Relapses after stopping chemotherapy for experimental tuberculosis in genetically resistant and susceptible strains of mice.

1989 
Three strains of mice (Swiss albinos, C57BL/6,C3H/OuJ) were injected intravenously with 3.7 x 10(6) colony forming units (CFU) of M. tuberculosis, H37RV, sensitive and resistant to antibiotics (90% of bacilli sensitive, 9% resistant to Streptomycin and 0.9% resistant to Kanamycin). Two weeks later, chemotherapy was started 6 days a week for a 6-month period with isoniazid (INH) and rifampicin (RMP). Twenty mice of each strain were killed at the end of the chemotherapy and the others were kept without antibiotics for a second 6-month follow-up period before being killed. The early multiplication of bacilli during the first 2 weeks following infection and before chemotherapy, was similar in the three strains of mice. Chemotherapy had the same apparent efficacy in the three strains of mice, nearly all the mice being cured as assessed by a negative spleen culture on Loewenstein-Jensen medium at the end of chemotherapy.
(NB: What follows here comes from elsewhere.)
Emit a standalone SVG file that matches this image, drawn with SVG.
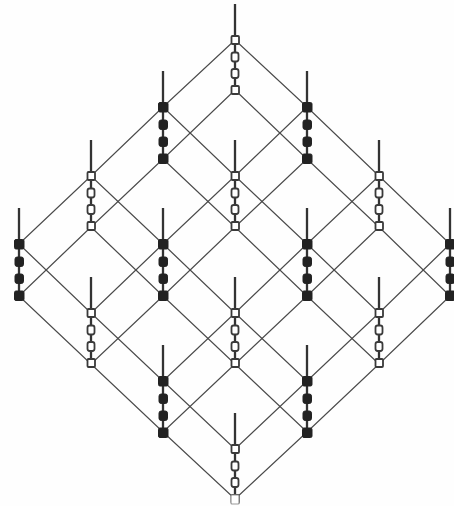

But after the 6-month follow-up period, the C3H strain presented a statistically significantly higher level of positive spleen culture ('relapse') than seen in the C57BL/6 strain, and an increased number of mycobacteria per relapsing mouse spleen. It has been estimated with the help of resistant and sensitive bacilli that the relapses were due in most of the cases to the regrowth of one or very few bacilli, giving a clone. It seems that the C3H strain of mice, known to carry the Bcg-r allele of the Bcg gene, might be less able to develop a specific acquired resistance capable of stopping the delayed development of a highly virulent strain of mycobacteria.